DATASET CONTENT:

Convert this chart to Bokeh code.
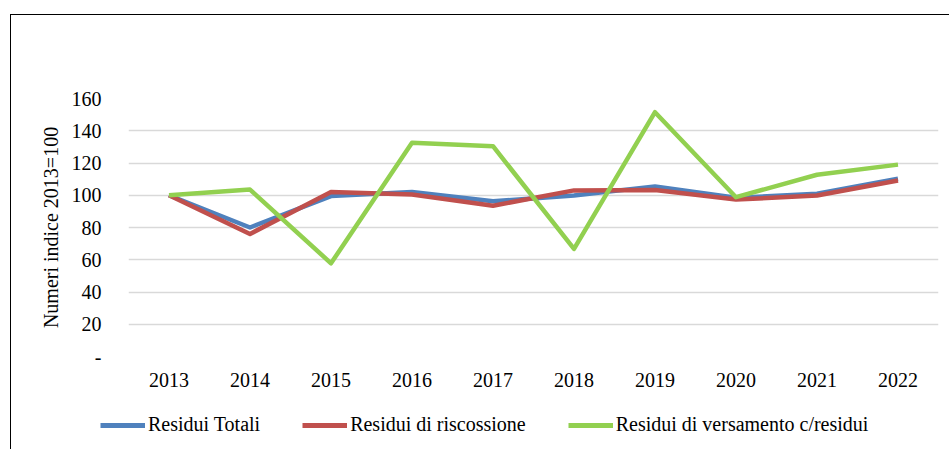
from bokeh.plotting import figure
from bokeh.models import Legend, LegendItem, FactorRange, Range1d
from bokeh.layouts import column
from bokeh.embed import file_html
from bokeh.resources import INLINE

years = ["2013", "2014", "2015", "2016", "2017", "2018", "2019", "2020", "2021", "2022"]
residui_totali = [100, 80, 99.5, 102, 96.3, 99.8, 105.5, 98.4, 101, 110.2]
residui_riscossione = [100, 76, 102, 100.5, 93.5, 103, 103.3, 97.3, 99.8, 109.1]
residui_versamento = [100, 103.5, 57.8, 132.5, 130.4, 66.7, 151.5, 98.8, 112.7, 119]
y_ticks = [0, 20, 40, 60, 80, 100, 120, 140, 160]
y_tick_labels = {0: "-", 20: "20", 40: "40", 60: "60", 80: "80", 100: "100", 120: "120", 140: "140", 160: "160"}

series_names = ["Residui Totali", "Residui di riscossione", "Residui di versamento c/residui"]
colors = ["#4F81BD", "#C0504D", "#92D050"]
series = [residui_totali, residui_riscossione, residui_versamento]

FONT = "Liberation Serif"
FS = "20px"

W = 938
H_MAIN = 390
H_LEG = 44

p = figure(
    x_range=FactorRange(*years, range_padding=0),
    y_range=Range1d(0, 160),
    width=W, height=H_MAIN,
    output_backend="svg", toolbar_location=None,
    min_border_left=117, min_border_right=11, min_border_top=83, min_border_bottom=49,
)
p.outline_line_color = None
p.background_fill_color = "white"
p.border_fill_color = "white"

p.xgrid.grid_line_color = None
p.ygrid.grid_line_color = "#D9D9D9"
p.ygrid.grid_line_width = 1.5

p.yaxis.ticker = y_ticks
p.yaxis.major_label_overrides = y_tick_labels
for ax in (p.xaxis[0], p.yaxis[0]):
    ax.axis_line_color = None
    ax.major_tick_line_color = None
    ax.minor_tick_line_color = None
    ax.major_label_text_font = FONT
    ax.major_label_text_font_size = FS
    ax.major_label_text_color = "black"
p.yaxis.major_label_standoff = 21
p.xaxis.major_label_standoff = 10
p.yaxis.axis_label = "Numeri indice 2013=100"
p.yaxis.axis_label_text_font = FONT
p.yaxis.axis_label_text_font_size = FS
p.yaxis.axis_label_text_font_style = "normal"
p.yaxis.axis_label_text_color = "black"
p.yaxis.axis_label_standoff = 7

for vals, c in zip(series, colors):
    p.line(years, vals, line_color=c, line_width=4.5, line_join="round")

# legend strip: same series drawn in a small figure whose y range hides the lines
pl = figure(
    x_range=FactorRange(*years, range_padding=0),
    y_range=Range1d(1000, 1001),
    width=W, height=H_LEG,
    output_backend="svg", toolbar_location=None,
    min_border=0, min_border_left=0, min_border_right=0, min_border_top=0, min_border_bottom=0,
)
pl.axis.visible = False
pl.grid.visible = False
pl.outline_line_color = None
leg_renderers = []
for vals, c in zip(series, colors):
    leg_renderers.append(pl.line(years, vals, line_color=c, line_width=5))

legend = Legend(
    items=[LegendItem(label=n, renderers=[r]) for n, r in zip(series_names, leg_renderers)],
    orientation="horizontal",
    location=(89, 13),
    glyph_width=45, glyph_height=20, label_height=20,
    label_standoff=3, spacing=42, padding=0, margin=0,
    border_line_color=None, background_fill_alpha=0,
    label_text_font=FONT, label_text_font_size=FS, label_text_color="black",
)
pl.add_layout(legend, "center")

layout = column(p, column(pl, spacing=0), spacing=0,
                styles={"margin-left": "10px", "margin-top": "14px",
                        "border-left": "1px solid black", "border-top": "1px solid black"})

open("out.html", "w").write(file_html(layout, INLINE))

REQUIRED WORK:
Each line from the top of the material through the line containing "from bokeh.resources import INLINE" should be reproduced exactly; please drop any images.

WORKED SOLUTION:
Convert this chart to Bokeh code.
from bokeh.plotting import figure
from bokeh.models import Legend, LegendItem, FactorRange, Range1d
from bokeh.layouts import column
from bokeh.embed import file_html
from bokeh.resources import INLINE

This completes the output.